Ben Johns and Gabe Tardio's undefeated 2026 season actually makes this harder for them. They're used to dominating individual matches. But in pool play, a 11-2, 11-1 blowout might be strategically inferior to a 11-9, 11-8 win that conserves energy for the next match.
The Coaching Nightmare
Pickleball coaching has evolved around bracket psychology: peak for elimination matches, manage nerves for do-or-die moments, maintain focus when everything's on the line.
Pool play demolishes that playbook. Coaches now need to be mathematicians, calculating scenarios where losing might be better than winning too convincingly. They need to track not just their player's performance, but every other match in the pool to understand shifting tiebreaker implications.
Anna Bright and Hayden Patriquin made the final in Atlanta but were swept by Waters/Johns. In brackets, that's a clear story: they peaked at the right time but weren't quite good enough. In pool play, that same scenario becomes a three-day optimization puzzle where the "best" team might not advance.
The Format Rewards Different Athletes
Bracket tournaments favor athletes who can handle pressure and peak when it matters. Pool play favors athletes who can sustain consistent performance across multiple days while making complex strategic calculations in real time.

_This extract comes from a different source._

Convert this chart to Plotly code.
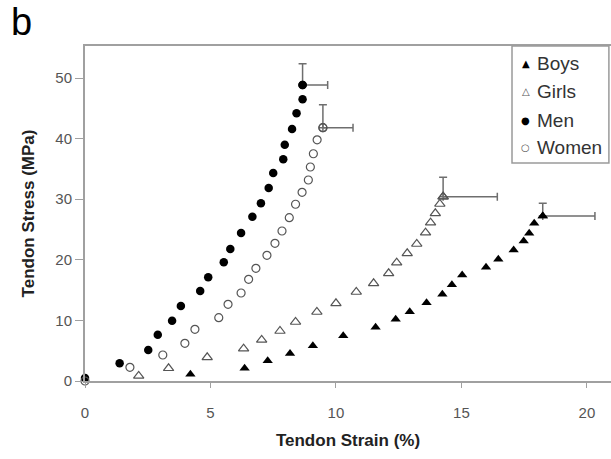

These are fundamentally different skills. Some players will thrive in the new format not because they're better at pickleball, but because their brains are wired for sustained decision-making rather than peak-or-bust pressure.

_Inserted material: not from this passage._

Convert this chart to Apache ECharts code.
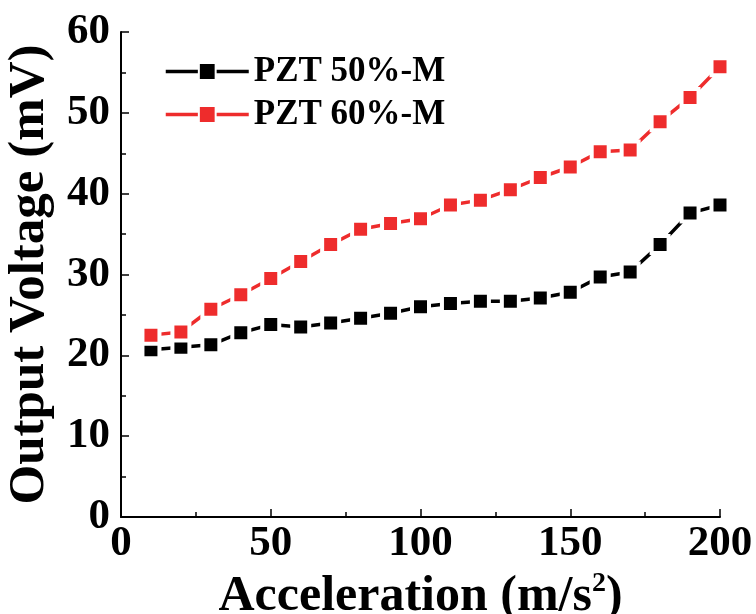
<!DOCTYPE html>
<html>
<head>
<meta charset="utf-8">
<script src="https://cdn.jsdelivr.net/npm/echarts@6/dist/echarts.min.js"></script>
<style>
  html, body { margin: 0; padding: 0; background: #fff; }
  #chart { width: 756px; height: 614px; }
</style>
</head>
<body>
<div id="chart"></div>
<script>
// Acceleration values (m/s^2)
const acceleration = [10, 20, 30, 40, 50, 60, 70, 80, 90, 100, 110, 120, 130, 140, 150, 160, 170, 180, 190, 200];
// Output voltage (mV) for each PZT sample
const pzt50 = [20.7, 21.0, 21.3, 22.8, 23.8, 23.5, 24.0, 24.6, 25.2, 26.0, 26.4, 26.7, 26.7, 27.1, 27.8, 29.7, 30.3, 33.7, 37.6, 38.6];
const pzt60 = [22.5, 22.9, 25.7, 27.5, 29.5, 31.6, 33.7, 35.6, 36.3, 36.9, 38.6, 39.2, 40.5, 42.0, 43.3, 45.2, 45.4, 48.9, 51.9, 55.7];
const seriesNames = ['PZT 50%-M', 'PZT 60%-M'];
const seriesColors = ['#000000', '#ee2c2c'];

const FONT = '"Liberation Serif", "Times New Roman", serif';

function pairs(xs, ys) {
  return xs.map((x, i) => [x, ys[i]]);
}

function makeSeries(name, values, color) {
  return {
    name: name,
    type: 'line',
    data: pairs(acceleration, values),
    symbol: 'rect',
    symbolSize: 17,
    clip: true,
    lineStyle: { color: color, width: 3.5 },
    itemStyle: { color: color, borderColor: '#ffffff', borderWidth: 4 },
    emphasis: { disabled: true },
    z: 2
  };
}

const axisText = { fontFamily: FONT, fontWeight: 'bold', fontSize: 43, color: '#000' };

const chart = echarts.init(document.getElementById('chart'), null, { renderer: 'canvas' });
chart.setOption({
  animation: false,
  backgroundColor: '#ffffff',
  grid: { left: 121, right: 36, top: 32, bottom: 97, containLabel: false, outerBoundsMode: 'none' },
  legend: {
    left: 159,
    top: 49,
    orient: 'vertical',
    itemWidth: 83,
    itemHeight: 21,
    itemGap: 8,
    data: seriesNames,
    lineStyle: { width: 3.5 },
    textStyle: { fontFamily: FONT, fontWeight: 'bold', fontSize: 35, color: '#000', lineHeight: 30, padding: [0, 0, 0, 0] }
  },
  xAxis: {
    type: 'value',
    min: 0,
    max: 200,
    interval: 50,
    name: '{t|Acceleration (m/s}{s|2}{t|)}',
    nameLocation: 'middle',
    nameGap: 48,
    nameTextStyle: {
      rich: {
        t: { fontFamily: FONT, fontWeight: 'bold', fontSize: 50, color: '#000' },
        s: { fontFamily: FONT, fontWeight: 'bold', fontSize: 28, color: '#000', verticalAlign: 'top', padding: [0, 0, 27, 0] }
      }
    },
    axisLine: { show: true, lineStyle: { color: '#000', width: 2 } },
    axisTick: { show: true, inside: true, length: 8, lineStyle: { color: '#000', width: 1.5 } },
    minorTick: { show: true, splitNumber: 2, length: 5, lineStyle: { color: '#000', width: 1.5 } },
    splitLine: { show: false },
    axisLabel: Object.assign({ margin: 5 }, axisText)
  },
  yAxis: {
    type: 'value',
    min: 0,
    max: 60,
    interval: 10,
    name: 'Output Voltage (mV)',
    nameLocation: 'middle',
    nameGap: 66,
    nameTextStyle: { fontFamily: FONT, fontWeight: 'bold', fontSize: 51, color: '#000' },
    axisLine: { show: true, lineStyle: { color: '#000', width: 2 } },
    axisTick: { show: true, inside: true, length: 8, lineStyle: { color: '#000', width: 1.5 } },
    minorTick: { show: true, splitNumber: 2, length: 5, lineStyle: { color: '#000', width: 1.5 } },
    splitLine: { show: false },
    axisLabel: Object.assign({ margin: 11 }, axisText)
  },
  series: [
    makeSeries(seriesNames[0], pzt50, seriesColors[0]),
    makeSeries(seriesNames[1], pzt60, seriesColors[1])
  ]
});
</script>
</body>
</html>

Parris Todd and Rachel Rohrabacher's chemistry and versatility—traits that helped them win Sacramento—become exponentially more valuable in pool play where adapting game plans mid-tournament matters more than executing one perfect strategy.
The Unspoken Truth About This Format
The PPA introduced pool play to create more "meaningful" matches and prevent early upsets from derailing storylines. But they've accidentally created something far more complex: a format that tests entirely different athletic and mental skills.
Most pros are approaching the Finals like it's just another tournament with a different bracket structure. That's going to create some ugly surprises when point differentials start mattering and energy management becomes as important as shot-making.
The players who figure out the strategic meta-game first—not just the pickleball meta-game—will have a massive advantage that could reshape how we think about who the "best" players actually are.
Pro pickleball just evolved. Most pros haven't.